We could tap autistic people’s perceptual upper hand to help ensure airtight execution as design takes form.

What if we linked neurodiversity and creativity?

Microsoft explains why their Autism Hiring Program exists: “We believe there is a lot of untapped potential in the marketplace and potential roles that would set future employees up for success.”

More and more hiring programs are harnessing the “autistic advantage,” like Vanderbilt’s Initiative for Autism Innovation and the Workforce, SAP’s Autism at Work program, and Microsoft’s in-depth Inclusive Hiring efforts, which includes their Autism Hiring Program. These are not forms of charitable outreach, but catalysts for innovation.

My concern is that most of this outreach leans on a relatively narrow view of autism — after all, we’re just beginning to understand the differences in how autism manifests in girls and women. Employers are unknowingly ignoring a wide swath of abilities beyond analytics, math and coding. This is increasingly evident as more and more autistic adults speak out, so let’s listen to them. We have much to learn.

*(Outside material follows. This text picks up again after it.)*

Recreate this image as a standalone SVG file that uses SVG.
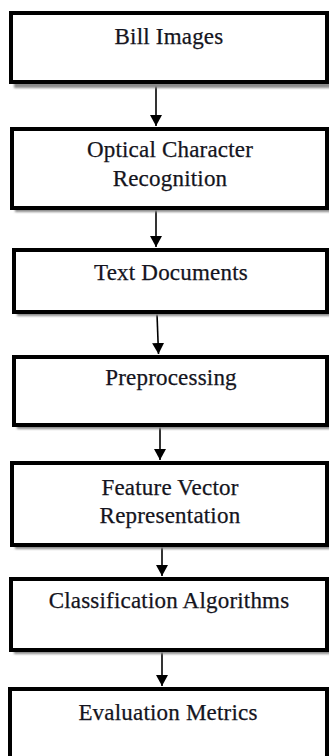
<svg xmlns="http://www.w3.org/2000/svg" width="329" height="756" viewBox="0 0 329 756">
  <defs>
    <marker id="arrowhead" markerUnits="userSpaceOnUse" markerWidth="12" markerHeight="12" refX="11" refY="6" orient="auto">
      <path d="M0,0 L11,6 L0,12 z" fill="#000"/>
    </marker>
    <filter id="soft" x="-5%" y="-5%" width="110%" height="120%">
      <feGaussianBlur stdDeviation="0.8"/>
    </filter>
  </defs>
  <style>
    .shadow { fill: #8a8a8a; filter: url(#soft); }
    .box { fill: #ffffff; stroke: #000000; stroke-width: 4; }
    .label { font-family: "Liberation Serif", "Times New Roman", serif; font-size: 23px; letter-spacing: 0.2px; fill: #141420; stroke: #141420; stroke-width: 0.25; text-anchor: middle; }
    .edge { stroke: #000000; stroke-width: 1.6; fill: none; marker-end: url(#arrowhead); }
  </style>
  <rect width="329" height="756" fill="#ffffff"/>

  <g id="connectors">
    <line class="edge" x1="156" y1="84" x2="156" y2="126"/>
    <line class="edge" x1="156" y1="210" x2="156" y2="247"/>
    <line class="edge" x1="157" y1="314" x2="158.5" y2="354"/>
    <line class="edge" x1="160" y1="427" x2="160" y2="460"/>
    <line class="edge" x1="162" y1="547" x2="162" y2="576"/>
    <line class="edge" x1="162" y1="652" x2="162" y2="686"/>
  </g>

  <g id="bill-images">
    <rect class="shadow" x="14" y="17" width="318" height="71"/>
    <rect class="box" x="11" y="13" width="316" height="69"/>
    <text class="label" x="169" y="44">Bill Images</text>
  </g>

  <g id="ocr">
    <rect class="shadow" x="15" y="133" width="317" height="79"/>
    <rect class="box" x="12" y="129" width="315" height="79"/>
    <text class="label" x="170" y="157">Optical Character</text>
    <text class="label" x="170" y="186">Recognition</text>
  </g>

  <g id="text-documents">
    <rect class="shadow" x="17" y="254" width="315" height="62"/>
    <rect class="box" x="14" y="250" width="313" height="62"/>
    <text class="label" x="171" y="280">Text Documents</text>
  </g>

  <g id="preprocessing">
    <rect class="shadow" x="17" y="361" width="315" height="68"/>
    <rect class="box" x="14" y="357" width="313" height="68"/>
    <text class="label" x="171" y="385">Preprocessing</text>
  </g>

  <g id="feature-vector">
    <rect class="shadow" x="15" y="467" width="317" height="82"/>
    <rect class="box" x="12" y="463" width="315" height="82"/>
    <text class="label" x="170" y="495">Feature Vector</text>
    <text class="label" x="170" y="523">Representation</text>
  </g>

  <g id="classification">
    <rect class="shadow" x="14" y="583" width="318" height="71"/>
    <rect class="box" x="11" y="579" width="316" height="71"/>
    <text class="label" x="169" y="608">Classification Algorithms</text>
  </g>

  <g id="evaluation">
    <rect class="shadow" x="13" y="693" width="319" height="80"/>
    <rect class="box" x="10" y="689" width="317" height="80"/>
    <text class="label" x="168" y="720">Evaluation Metrics</text>
  </g>
</svg>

There are countless vivid visual thinkers, wielders of words and connections, big idea generators, and self-driven specialists and experts that if welcomed into the design community could reveal new avenues to understanding virtually any topic or problem under the sun, uncover and express solutions, help brands stand out in crowded markets, and connect more meaningfully to a wider range of people.

Could brand design become more inclusive, insightful and revelatory with neurodivergent minds incorporated into the work and process? Could brand design be a gateway for reframing autism under the umbrella of neurodiversity, celebrating rather than fearing differences, providing support for areas of difficulty, and seeing in new ways?

I believe the answer to all of it — and everyone — is yes.